The Gunslinger is no showman. You’re a tactician with a weapon that rewrote the battlefield. Every shot is a calculation. Every step, a line of fire. While others wield blades and brute strength, you fight with powder, pressure, and precise timing—turning firearms into an extension of your will.
Gunslingers are trained to fight in both chaos and control. You learn to read wind, dust, distance, and breath in fractions of a second. Where others panic, you calculate. You know when to brace a shot against your shoulder and when to fire blind off a ricochet. Your sidearms never rust, never jam—because you’ve rebuilt them a dozen times under duress. You don’t just carry firearms—you maintain them, modify them, and master them.
From flintlocks to break-barrel shotcannons, you choose your weapon like a duelist picks a stance. Your movements are sharp, agile, and deliberate. One foot forward, elbow locked, body turned sideways—minimal exposure, maximum impact.

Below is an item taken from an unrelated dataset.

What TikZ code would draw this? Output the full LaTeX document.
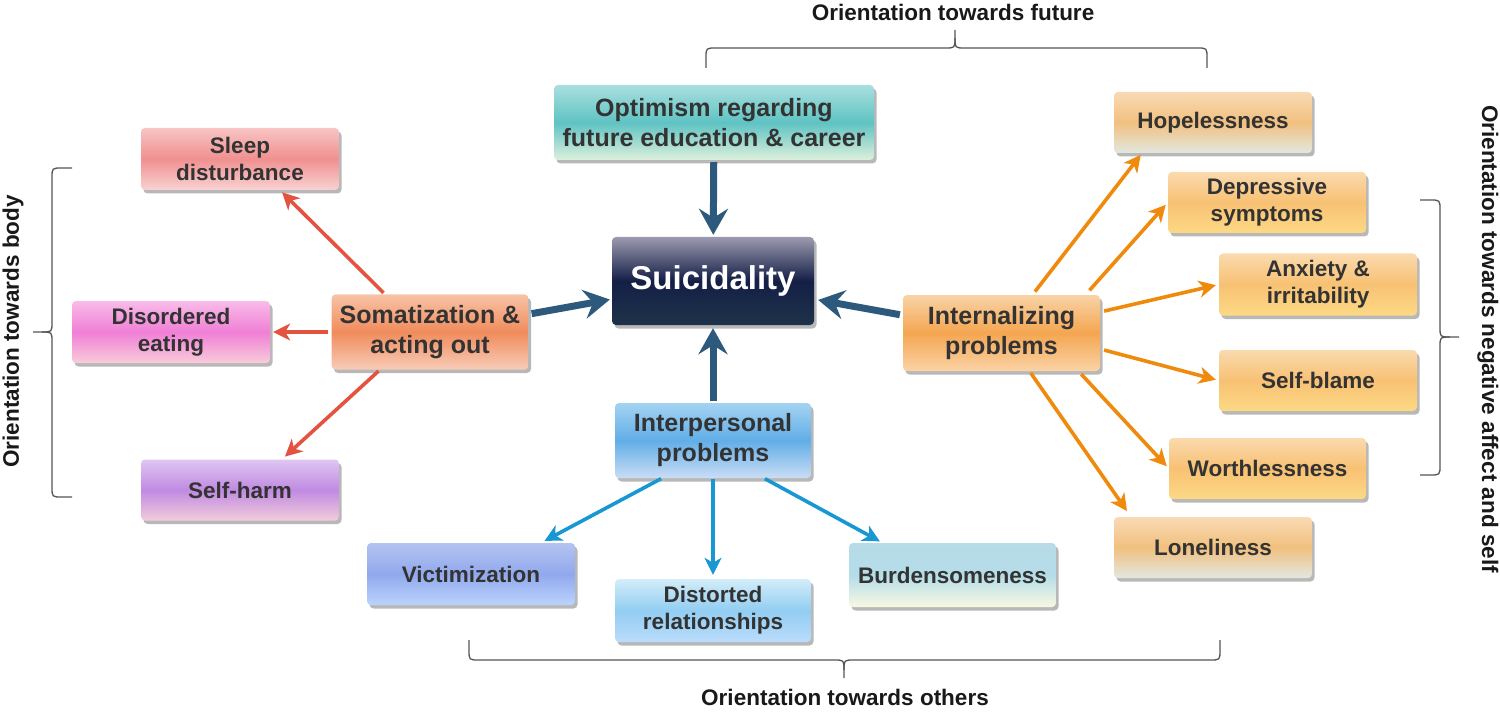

At close range, you don’t falter. You pivot, shoulder slam, slide, and fire point-blank into joints and gaps in armor. Your pistols aren't ornaments—they’re hammers behind steel. You use grapples to pull foes into barrels, blasts to create space, and recoil to reposition mid-slide. Your control of the battlefield isn’t based on magic or aura—just angles, pressure, and brutal precision.
Most Gunslingers walk the line between precision and suppression. When firing from cover, you pin squads. When cornered, you end fights with one shot. You reload with muscle memory, not thought. You measure success not in kills, but in control—of tempo, terrain, and targets.
Veteran Gunslingers are warzones unto themselves. They do not miss. They do not hesitate. When you enter a fight, the air smells of gun oil and iron. And everyone hears the click before the storm.
If it can bleed, you can hit it. If it moves, you can stop it. If it hides—you’re already aiming.